Angjuk: The team was made up of 13 people, and included highly specialised and renowned heart surgeons like Dr. Bhagbhan Koirala and Dr. Uttem Krishna Shrestha. People have to wait months to see these doctors in Kathmandu, so it was truly amazing for the Humli people to have access to their services. As well as providing general health services, the team also ran a heart camp, which included ECG and ECHO testing. This was the first free heart camp in Humla, so it was very historic.

866 people were treated in the 2015 camp, including several patients who had heart surgeries done by Dr. Koirala several years back. They were supposed to come back to Kathmandu for follow up, but due to their financial constraints they could not. But with our free camp coming to them, these patients had the opportunity to seek follow up at no cost.
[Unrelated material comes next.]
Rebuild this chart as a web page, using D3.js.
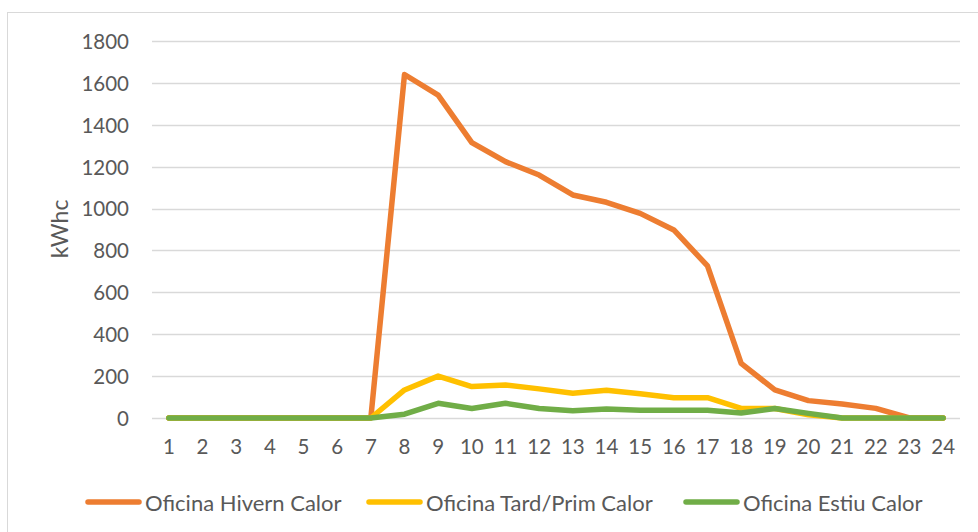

They were very happy and grateful for this opportunity.

Maddy: Kimber, Some people might be wondering about why Adara do mobile medical camps. Why do you think mobile medical camps are a useful intervention for resource poor/remote settings like Humla?

Kimber: Well, transport in Humla is exclusively pedestrian for most villages still, due to lack of roads. Sick people and those without many resources have a very hard time traveling any distance to medical care. Mobile medical camps fill the gap.
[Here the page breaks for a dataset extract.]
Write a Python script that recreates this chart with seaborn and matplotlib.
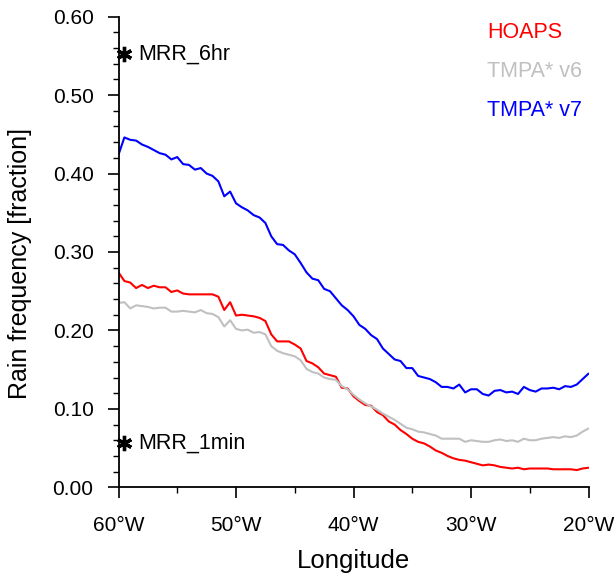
import numpy as np
import pandas as pd
import matplotlib
matplotlib.use("Agg")
import matplotlib.pyplot as plt
import seaborn as sns
from matplotlib.ticker import MultipleLocator, FixedLocator

# ---------------- data ----------------
lon = np.arange(-60.0, -19.99, 0.5)

hoaps = [0.274, 0.263, 0.261, 0.254, 0.258, 0.254, 0.257, 0.255, 0.255, 0.249,
         0.251, 0.247, 0.246, 0.246, 0.246, 0.246, 0.246, 0.243, 0.226, 0.236,
         0.219, 0.220, 0.219, 0.218, 0.216, 0.212, 0.195, 0.186, 0.186, 0.186,
         0.182, 0.177, 0.161, 0.158, 0.153, 0.145, 0.143, 0.141, 0.127, 0.126,
         0.116, 0.110, 0.105, 0.104, 0.096, 0.092, 0.084, 0.080, 0.073, 0.068,
         0.062, 0.058, 0.056, 0.052, 0.047, 0.044, 0.040, 0.037, 0.035, 0.034,
         0.032, 0.030, 0.028, 0.029, 0.028, 0.026, 0.025, 0.024, 0.025, 0.023,
         0.024, 0.024, 0.024, 0.024, 0.023, 0.023, 0.023, 0.023, 0.022, 0.024,
         0.025]

tmpa_v6 = [0.235, 0.236, 0.228, 0.232, 0.231, 0.230, 0.228, 0.229, 0.229, 0.224,
           0.224, 0.225, 0.224, 0.223, 0.226, 0.222, 0.221, 0.217, 0.205, 0.213,
           0.202, 0.200, 0.201, 0.197, 0.198, 0.195, 0.180, 0.174, 0.171, 0.169,
           0.167, 0.162, 0.151, 0.147, 0.145, 0.140, 0.138, 0.137, 0.129, 0.125,
           0.118, 0.112, 0.107, 0.103, 0.099, 0.094, 0.090, 0.086, 0.081, 0.076,
           0.074, 0.071, 0.070, 0.068, 0.066, 0.062, 0.062, 0.062, 0.062, 0.058,
           0.060, 0.059, 0.058, 0.058, 0.060, 0.061, 0.059, 0.060, 0.058, 0.062,
           0.060, 0.060, 0.062, 0.063, 0.064, 0.063, 0.065, 0.064, 0.066, 0.071,
           0.075]

tmpa_v7 = [0.424, 0.446, 0.443, 0.442, 0.437, 0.434, 0.430, 0.426, 0.424, 0.418,
           0.421, 0.412, 0.411, 0.405, 0.407, 0.400, 0.397, 0.390, 0.371, 0.377,
           0.362, 0.357, 0.353, 0.347, 0.344, 0.337, 0.320, 0.310, 0.309, 0.302,
           0.297, 0.286, 0.274, 0.266, 0.264, 0.253, 0.250, 0.241, 0.232, 0.226,
           0.218, 0.207, 0.202, 0.194, 0.189, 0.177, 0.170, 0.163, 0.161, 0.152,
           0.152, 0.142, 0.140, 0.138, 0.134, 0.128, 0.128, 0.126, 0.131, 0.121,
           0.125, 0.125, 0.119, 0.117, 0.123, 0.124, 0.121, 0.122, 0.119, 0.128,
           0.124, 0.122, 0.126, 0.126, 0.127, 0.125, 0.129, 0.128, 0.131, 0.138,
           0.145]

series_names = ["HOAPS", "TMPA* v6", "TMPA* v7"]
series_colors = ["#ff0000", "#c0c0c0", "#0000ff"]

mrr_labels = ["MRR_6hr", "MRR_1min"]
mrr_lon = [-59.5, -59.5]
mrr_val = [0.552, 0.056]

xticks = [-60, -50, -40, -30, -20]
xticklabels = ["60°W", "50°W", "40°W", "30°W", "20°W"]
yticks = [0.0, 0.1, 0.2, 0.3, 0.4, 0.5, 0.6]

# ---------------- figure ----------------
sns.set_style("ticks")
plt.rcParams["font.family"] = ["Liberation Sans", "DejaVu Sans"]
plt.rcParams["text.color"] = "black"
plt.rcParams["axes.labelcolor"] = "black"
plt.rcParams["xtick.color"] = "black"
plt.rcParams["ytick.color"] = "black"

df = pd.concat([
    pd.DataFrame({"lon": lon, "value": vals, "series": name})
    for name, vals in zip(series_names, [hoaps, tmpa_v6, tmpa_v7])
], ignore_index=True)

fig = plt.figure(figsize=(6.14, 5.74), dpi=100)
ax = fig.add_axes([0.193, 0.151, 0.7655, 0.820])

sns.lineplot(data=df, x="lon", y="value", hue="series",
             palette=dict(zip(series_names, series_colors)),
             hue_order=series_names, linewidth=1.5, legend=False, ax=ax)

ax.plot(mrr_lon, mrr_val, linestyle="none", marker=(6, 2, 0),
        markersize=11, markeredgewidth=2.4, color="black", clip_on=False)
for lx, vy, lab in zip(mrr_lon, mrr_val, mrr_labels):
    ax.annotate(lab, (lx, vy), xytext=(10, 0), textcoords="offset points",
                va="center", ha="left", fontsize=15.5, color="black")

ax.set_xlim(-60, -20)
ax.set_ylim(0, 0.6)
ax.xaxis.set_major_locator(FixedLocator(xticks))
ax.set_xticklabels(xticklabels)
ax.xaxis.set_minor_locator(MultipleLocator(5))
ax.yaxis.set_major_locator(FixedLocator(yticks))
ax.set_yticklabels([f"{v:.2f}" for v in yticks])
ax.yaxis.set_minor_locator(MultipleLocator(0.02))

ax.tick_params(axis="both", which="major", direction="out", length=8,
               width=1.2, labelsize=15, color="black", labelcolor="black")
ax.tick_params(axis="y", which="major", pad=10)
ax.tick_params(axis="x", which="major", pad=13)
ax.tick_params(axis="both", which="minor", direction="out", length=4,
               width=1.0, color="black")
for s in ["left", "bottom"]:
    ax.spines[s].set_linewidth(1.3)
    ax.spines[s].set_color("black")
sns.despine(ax=ax)

ax.set_xlabel("Longitude", fontsize=18.5, labelpad=10, color="black")
ax.set_ylabel("Rain frequency [fraction]", fontsize=18, color="black")
ax.yaxis.set_label_coords(-0.185, 0.475)

legend_y = [0.966, 0.883, 0.800]
for name, col, yy in zip(series_names, series_colors, legend_y):
    ax.text(0.784, yy, name, transform=ax.transAxes, color=col,
            fontsize=15.5, ha="left", va="center")

fig.savefig("out.png", dpi=100)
Maddy: All development interventions have challenges – expected and unexpected. What were some of the issues identified in your research with this approach to health service delivery?

Kimber: The primary one is that though the camps are mobile, some people, especially those less mobile due to injury, pregnancy or disability, or those with child care responsibilities still cannot get to them. Our research emphasised the need for outreach and community support for helping such people cover the distance required.

Maddy: What were some of the most interesting findings from your data?

Kimber: We take the time to collect knowledge, attitudes and practice about health and health seeking behaviour from patients and other householders, which gives us a very patient-centric view of these services. The clinicians often don’t have the time to do this, as they are so busy with the clinical needs of their patients.

One of the things we were intrigued to see in our research was the work and childcare challenges and barriers for camp attendees and how these varied according to the ethnic group and the average age of the householders. This highlighted how in-marrying young women with no local female kin in the village of their husband can be disadvantaged as they don’t have family and friends to leave very young children with, if they need to see a doctor who is a long way away, and how men and women seek care differently.

Maddy: Angjuk, how does the research produced by Adara’s research team help you and your colleagues adapt programmes like the MMCs?

Angjuk: The research produced by Adara’s research team (such as the GIS images above) is very helpful. It provides us with information like the distance between various camp locations, and patient flows at each camp site. Other findings such as the role of social support and its effect on health seeking at the camps, and the relationship between poverty and health seeking behaviour are very helpful for all of us to improve mobile medical camps in the future. This information helps us to improve mobile medical camps, by helping us re-assess where the camps are located, and what type of assistance can be provided to help those having difficulties getting to the camps.

Maddy: Angjuk, well done to you and the team for holding another successful mobile medical camp. Can you share what was the greatest joy from the 2015 mobile medical camp?

Angjuk: While our country is reeling from acute shortages of everything from medicines, food, fuel and so forth, bringing in such a highly specialised medical team to Humla to run free heart camps was amazing. Being able to bring such a highly regarded and influential heart surgeon such as Dr. Koirala to Humla, and to provide an opportunity for Humli people to seek treatment from him, and have him gain experience and knowledge of current health Humla was really incredible.